Buildings have a tremendous impact on greenhouse gas emissions, especially carbon, and that affects climate change. The climate change situation is serious. The global surface temperature is getting warmer year after year, and it’s likely caused by human activities. We see the results or global warming in the news: extreme weather, mudslides, wildfires of greater intensity, and hurricanes with greater ferocity, likely caused by warming ocean temperatures.
Carbon levels have skyrocketed since the middle of the 20th century, and scientists have found a direct correlation between carbon dioxide (CO2) levels, warming global temperatures and rising sea levels. Much of the carbon in the atmosphere gets there through the burning of fossil fuels, such as oil, coal and gas. Without major reductions in greenhouse gas emissions, the increase in global temperatures could be catastrophic. But if we act now, we can keep levels below a 2˚C increase, which is generally considered to be the tipping point.
How can changes in the way we build help in the fight against climate change? When it comes to energy consumption in the United States, buildings account for 47.6% of the total. Instead of thinking about operational energy consumption, we should be thinking about the embodied energy consumption that goes into the manufacturing of building materials and the building construction process. Embodied carbon refers to the greenhouse gases released all along the supply chain vs. the gases released as a result of operating the building — and the embodied carbon in the production of building materials is what we should be specifically targeting.
The attached infographic, The Climate Crisis: How Your Building Can Fight Back, offers a brief, graphic overview of this topic. It includes facts about climate change, a graphic representation of the contribution that buildings make to total energy consumption in the U.S., an explanation of embodied carbon, and ways to reduce a building’s embodied carbon footprint.

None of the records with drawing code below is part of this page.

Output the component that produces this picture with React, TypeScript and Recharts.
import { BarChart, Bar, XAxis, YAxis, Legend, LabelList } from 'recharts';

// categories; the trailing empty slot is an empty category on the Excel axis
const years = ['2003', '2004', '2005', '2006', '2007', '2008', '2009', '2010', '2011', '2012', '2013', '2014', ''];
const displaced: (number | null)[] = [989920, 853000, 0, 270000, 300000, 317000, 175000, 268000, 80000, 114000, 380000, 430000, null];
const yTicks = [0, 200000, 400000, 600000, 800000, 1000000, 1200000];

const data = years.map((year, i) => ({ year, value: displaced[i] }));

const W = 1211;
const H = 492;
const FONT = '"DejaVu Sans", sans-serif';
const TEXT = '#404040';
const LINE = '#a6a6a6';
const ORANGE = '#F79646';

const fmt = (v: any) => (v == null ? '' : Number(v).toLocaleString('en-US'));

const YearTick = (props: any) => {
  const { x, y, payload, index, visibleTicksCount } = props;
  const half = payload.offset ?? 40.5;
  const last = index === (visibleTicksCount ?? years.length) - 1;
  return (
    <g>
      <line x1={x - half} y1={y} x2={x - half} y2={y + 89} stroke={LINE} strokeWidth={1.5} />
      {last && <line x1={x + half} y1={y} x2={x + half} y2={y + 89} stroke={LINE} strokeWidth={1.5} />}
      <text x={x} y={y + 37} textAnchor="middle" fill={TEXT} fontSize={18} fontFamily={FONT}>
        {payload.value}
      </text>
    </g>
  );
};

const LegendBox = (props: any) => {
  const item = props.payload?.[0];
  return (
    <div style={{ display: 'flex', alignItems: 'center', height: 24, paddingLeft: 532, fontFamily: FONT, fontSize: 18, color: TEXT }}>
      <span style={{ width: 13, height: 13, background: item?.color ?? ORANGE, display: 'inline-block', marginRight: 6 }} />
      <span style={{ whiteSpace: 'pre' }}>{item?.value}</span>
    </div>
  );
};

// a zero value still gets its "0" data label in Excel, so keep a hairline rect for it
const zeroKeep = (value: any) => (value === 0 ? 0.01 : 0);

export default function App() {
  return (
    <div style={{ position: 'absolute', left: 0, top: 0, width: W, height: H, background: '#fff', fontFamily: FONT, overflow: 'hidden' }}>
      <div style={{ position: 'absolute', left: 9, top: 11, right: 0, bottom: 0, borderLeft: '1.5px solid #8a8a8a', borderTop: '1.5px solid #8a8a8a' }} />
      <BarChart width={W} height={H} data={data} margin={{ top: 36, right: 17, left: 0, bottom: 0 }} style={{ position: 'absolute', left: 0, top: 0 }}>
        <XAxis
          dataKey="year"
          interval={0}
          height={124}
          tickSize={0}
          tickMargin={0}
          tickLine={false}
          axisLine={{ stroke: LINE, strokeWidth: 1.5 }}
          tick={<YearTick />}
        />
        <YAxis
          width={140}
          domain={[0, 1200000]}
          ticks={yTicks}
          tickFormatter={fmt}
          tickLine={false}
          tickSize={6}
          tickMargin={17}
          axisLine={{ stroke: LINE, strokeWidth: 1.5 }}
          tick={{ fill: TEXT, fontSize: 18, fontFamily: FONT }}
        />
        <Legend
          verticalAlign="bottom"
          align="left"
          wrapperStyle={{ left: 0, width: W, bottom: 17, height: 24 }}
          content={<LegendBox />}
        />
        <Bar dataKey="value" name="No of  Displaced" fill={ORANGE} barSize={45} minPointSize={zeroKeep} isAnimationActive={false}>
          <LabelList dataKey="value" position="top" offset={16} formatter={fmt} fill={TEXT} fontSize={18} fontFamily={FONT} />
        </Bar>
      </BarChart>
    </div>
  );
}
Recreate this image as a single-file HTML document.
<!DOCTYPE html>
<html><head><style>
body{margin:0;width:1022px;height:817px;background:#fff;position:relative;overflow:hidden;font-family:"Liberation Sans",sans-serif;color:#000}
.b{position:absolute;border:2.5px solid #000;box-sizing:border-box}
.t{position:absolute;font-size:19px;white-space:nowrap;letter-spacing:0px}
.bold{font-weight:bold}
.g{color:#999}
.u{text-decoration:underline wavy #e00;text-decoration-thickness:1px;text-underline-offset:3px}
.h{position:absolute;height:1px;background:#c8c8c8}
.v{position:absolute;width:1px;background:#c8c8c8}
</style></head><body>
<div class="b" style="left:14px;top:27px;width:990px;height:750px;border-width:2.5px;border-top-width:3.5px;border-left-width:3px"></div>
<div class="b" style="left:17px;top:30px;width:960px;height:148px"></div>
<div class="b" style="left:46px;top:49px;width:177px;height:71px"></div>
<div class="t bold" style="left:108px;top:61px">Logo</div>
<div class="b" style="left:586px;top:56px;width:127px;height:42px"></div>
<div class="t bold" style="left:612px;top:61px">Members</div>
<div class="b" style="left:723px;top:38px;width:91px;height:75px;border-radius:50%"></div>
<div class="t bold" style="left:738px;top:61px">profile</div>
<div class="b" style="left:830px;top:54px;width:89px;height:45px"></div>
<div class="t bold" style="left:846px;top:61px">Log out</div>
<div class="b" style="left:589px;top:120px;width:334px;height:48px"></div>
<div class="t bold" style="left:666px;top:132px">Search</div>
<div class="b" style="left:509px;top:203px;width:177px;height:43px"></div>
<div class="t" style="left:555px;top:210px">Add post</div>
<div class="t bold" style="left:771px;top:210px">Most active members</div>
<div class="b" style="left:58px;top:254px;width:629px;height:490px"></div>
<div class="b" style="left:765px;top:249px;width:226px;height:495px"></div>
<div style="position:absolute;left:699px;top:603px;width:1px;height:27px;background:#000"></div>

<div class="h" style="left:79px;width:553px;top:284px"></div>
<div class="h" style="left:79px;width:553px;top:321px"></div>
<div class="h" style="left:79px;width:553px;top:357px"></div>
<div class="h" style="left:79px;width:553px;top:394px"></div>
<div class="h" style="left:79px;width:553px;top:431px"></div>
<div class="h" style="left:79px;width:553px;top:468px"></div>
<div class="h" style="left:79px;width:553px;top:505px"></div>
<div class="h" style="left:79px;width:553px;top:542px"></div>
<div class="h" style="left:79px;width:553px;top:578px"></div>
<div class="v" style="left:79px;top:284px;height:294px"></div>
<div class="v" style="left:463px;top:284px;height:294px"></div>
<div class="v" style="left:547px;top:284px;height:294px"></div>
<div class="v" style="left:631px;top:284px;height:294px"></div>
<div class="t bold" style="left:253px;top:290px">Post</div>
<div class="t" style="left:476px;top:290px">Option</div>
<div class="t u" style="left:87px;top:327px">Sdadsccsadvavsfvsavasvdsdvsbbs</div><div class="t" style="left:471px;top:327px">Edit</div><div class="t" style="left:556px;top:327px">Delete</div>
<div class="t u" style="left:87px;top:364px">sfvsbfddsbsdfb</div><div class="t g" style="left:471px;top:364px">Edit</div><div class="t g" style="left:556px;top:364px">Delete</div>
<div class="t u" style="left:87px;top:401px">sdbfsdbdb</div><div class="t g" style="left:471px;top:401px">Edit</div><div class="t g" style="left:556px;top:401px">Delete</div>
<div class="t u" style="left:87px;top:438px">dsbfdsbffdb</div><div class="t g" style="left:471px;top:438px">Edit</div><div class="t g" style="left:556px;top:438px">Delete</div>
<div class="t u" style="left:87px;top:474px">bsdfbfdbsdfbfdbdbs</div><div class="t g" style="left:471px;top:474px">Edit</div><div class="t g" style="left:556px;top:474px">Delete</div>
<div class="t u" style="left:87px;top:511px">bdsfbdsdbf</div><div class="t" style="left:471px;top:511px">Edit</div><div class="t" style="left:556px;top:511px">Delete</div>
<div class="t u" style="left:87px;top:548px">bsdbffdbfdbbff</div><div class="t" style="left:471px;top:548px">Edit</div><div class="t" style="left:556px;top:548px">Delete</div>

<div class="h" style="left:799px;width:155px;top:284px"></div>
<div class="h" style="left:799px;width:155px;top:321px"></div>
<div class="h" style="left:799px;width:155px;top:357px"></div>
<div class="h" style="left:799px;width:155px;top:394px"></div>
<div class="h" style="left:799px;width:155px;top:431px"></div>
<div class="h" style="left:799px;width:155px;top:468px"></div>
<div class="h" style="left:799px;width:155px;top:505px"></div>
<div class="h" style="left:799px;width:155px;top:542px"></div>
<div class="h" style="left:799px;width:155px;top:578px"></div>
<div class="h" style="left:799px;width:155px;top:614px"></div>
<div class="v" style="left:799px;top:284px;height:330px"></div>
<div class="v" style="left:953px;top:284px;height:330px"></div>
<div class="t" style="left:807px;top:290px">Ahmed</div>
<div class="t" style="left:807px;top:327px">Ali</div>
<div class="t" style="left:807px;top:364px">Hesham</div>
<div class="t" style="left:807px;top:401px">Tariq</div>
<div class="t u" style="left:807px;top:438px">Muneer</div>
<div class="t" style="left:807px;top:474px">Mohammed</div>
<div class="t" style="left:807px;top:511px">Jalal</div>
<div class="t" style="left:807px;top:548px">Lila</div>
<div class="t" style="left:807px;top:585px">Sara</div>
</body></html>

What does this mean for the construction industry? It means that the time has come to rethink the way we manufacture building products and the types of materials we put into our buildings. Our goals should be to encourage the production of lower embodied-carbon products, develop more sustainable products, reduce the amount of materials used in the building, and incorporate low carbon materials into building design. Past experience tells us that If enough builders and architects specify lower carbon materials, then the manufacturers will produce them.